That settles it. After all, there is nothing original in this world, or, as we presume, 'any other world.'
If the steamers for Europe take every week gold from this country, there is at least some comfort in the reflection that we received and continue to receive something for it. If American securities are returning to us from abroad, we are at least getting them back cheap and shall some day sell them again dear. There is some comfort and common-sense in the following from one of 'Hallett and Co.'s' circulars:
'We certainly ought not to complain. We had their money at the right time. It has done for the nation all that money could do—by giving the highest possible value to all our resources and products. Having reaped the full advantage of the investment, which has increased our means more than five-fold, we were never in a better position to commence its return. The securities are still very low; on an average from ten to fifty per cent below what they were originally sold for. To this discount is to be added something over twenty per cent in the present price of exchange. We are getting back our securities at about one half what we parted with them for. As money is plenty, the foreigner paying the premium on gold, we are certainly driving a very good bargain.
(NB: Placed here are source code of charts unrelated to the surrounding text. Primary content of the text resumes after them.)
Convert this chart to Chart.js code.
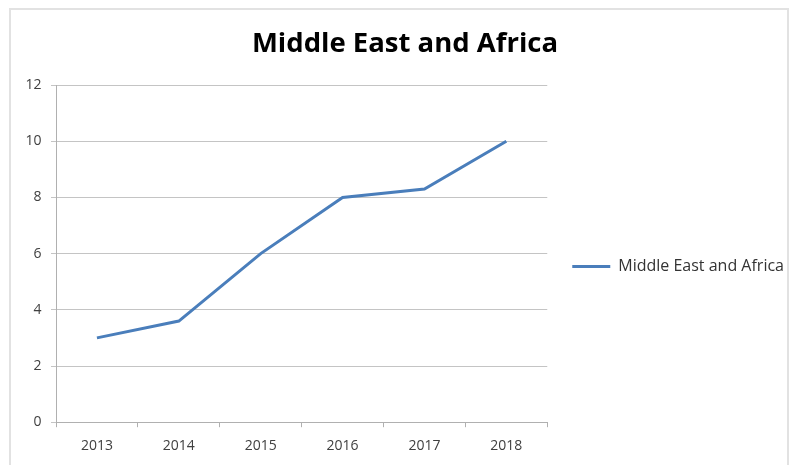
<!DOCTYPE html>
<html>
<head>
<meta charset="utf-8">
<script src="https://cdn.jsdelivr.net/npm/chart.js"></script>
<style>
  html, body { margin: 0; padding: 0; background: #fff; }
  #wrap { position: relative; width: 792px; height: 465px; overflow: hidden; }
  #frame { position: absolute; left: 9px; top: 8px; width: 780px; height: 470px; border: 2px solid #e2e2e2; box-sizing: border-box; }
  canvas { position: absolute; left: 0; top: 0; }
</style>
</head>
<body>
<div id="wrap">
  <div id="frame"></div>
  <canvas id="myChart" width="792" height="465"></canvas>
</div>
<script>
// 数据
const years = ['2013', '2014', '2015', '2016', '2017', '2018'];
const values = [3, 3.6, 6, 8, 8.3, 10];
const seriesName = 'Middle East and Africa';
const yTicks = [0, 2, 4, 6, 8, 10, 12];

const ctx = document.getElementById('myChart').getContext('2d');
new Chart(ctx, {
    type: 'line',
    data: {
        labels: years,
        datasets: [{
            label: seriesName,
            data: values,
            borderColor: '#4a7ebb',
            backgroundColor: '#4a7ebb',
            borderWidth: 3,
            pointRadius: 0,
            tension: 0
        }]
    },
    options: {
        responsive: false,
        animation: false,
        layout: { padding: { left: 16, right: -2, top: 10, bottom: 1 } },
        plugins: {
            title: {
                display: true,
                text: seriesName,
                color: '#000',
                font: { family: 'Open Sans', size: 27.5, weight: 'bold' },
                padding: { top: 18, bottom: 24 }
            },
            legend: {
                position: 'right',
                fullSize: false,
                maxWidth: 260,
                // 空标题只用来把图例往下挪
                title: { display: true, text: '', font: { size: 10 }, padding: { top: 14, bottom: 0 } },
                labels: {
                    usePointStyle: true,
                    pointStyle: 'line',
                    pointStyleWidth: 38,
                    color: '#333',
                    font: { family: 'Open Sans', size: 16 },
                    padding: 10
                }
            },
            tooltip: { enabled: false }
        },
        scales: {
            x: {
                offset: true,
                grid: { display: true, drawOnChartArea: false, tickLength: 5, color: '#b0b0b0', offset: true },
                border: { color: '#b0b0b0', width: 1 },
                ticks: { color: '#404040', font: { family: 'Open Sans', size: 14 }, padding: 10 }
            },
            y: {
                min: 0,
                max: 12,
                afterBuildTicks: (axis) => { axis.ticks = yTicks.map(v => ({ value: v })); },
                grid: { color: '#c4c4c4', tickLength: 5 },
                border: { color: '#b0b0b0', width: 1 },
                ticks: { color: '#404040', font: { family: 'Open Sans', size: 14 }, padding: 9.5 }
            },
            // 右侧留白，把图例推开
            yGap: {
                position: 'right',
                display: true,
                grid: { display: false },
                border: { display: false },
                ticks: { display: false },
                afterFit: (axis) => { axis.width = 15; }
            }
        }
    }
});
</script>
</body>
</html>
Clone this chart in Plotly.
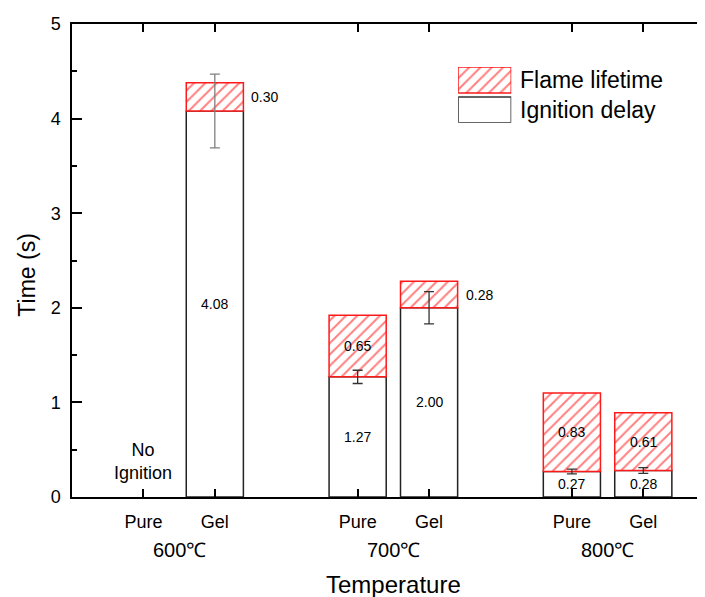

We can, without the least inconvenience, part with one hundred million dollars in specie, which is lying idle in the vaults of our banks and the hands of our people, and get back nearly twice the amount of interest-paying securities, which is equivalent to the payment of a debt too, and stopping the interest on an equal amount, assuming securities of this country to a similar amount were held abroad, which is an excessive estimate, the aggregate not probably exceeding one hundred million dollars.'
We have heard of a German, who having been strung up in jest and cut down, declared it was 'a fery pad choke.' The best 'choke' of the season was issued by our friend the Boston Traveller, who in commenting on the remark of the London Times, to the effect that Mr. Lincoln is eating his artichoke, the South, leaf by leaf, but thinks it will not agree with him, said: 'It will not trouble him a thousandth part so much as Jeff Davis will be troubled when he shall, by and by, take his 'heartychoke with caper sauce.''
Hon Robert J. Walker knows the South well, and he has of late written well on it and on the present state and future prospects of our country. Those who have read Mr. Atkinson's instructive pamphlet upon 'Cheap Cotton,' will be interested in the strong confirmation of his arguments given by Hon. Robert J. Walker, late of Mississippi, in the following statement contained in one of his recent letters:
'From long residence in the South, and from having traversed every Southern State, I know it to be true that cotton is raised there most extensively and profitably by non-slaveholders, and upon farms using exclusively white labor. In Texas, especially, this is a great truth, nor is there a doubt that skilled, educated, persevering, and energetic free labor, engaged voluntarily for wages for its own use, would in time, especially when aided by improved culture and machinery, produce much larger crops and better cotton than is now raised by the forced and ignorant labor of slaves, and at a much cheaper rate and a far greater profit than any crop now produced in the North.'
With this great truth before us, will Government hesitate to seize on and settle Texas, as soon as circumstances admit? We have urged Texas from the beginning as the great stone of resistance which must eventually, by means of free labor be employed to stem the progress of cotton-ocracy in the other Southern States. On this subject Hon. Robert J. Walker's letter of June 28th is one of the most instructive and remarkable documents issued since the beginning of the free-labor agitation, and it is to be desired that it should be read by every freeman in the Union. Colonization, voluntary but effective, is, as he holds, the only remedy for the terrible evil of slavery, and the only basis of the peaceful restoration of the Union.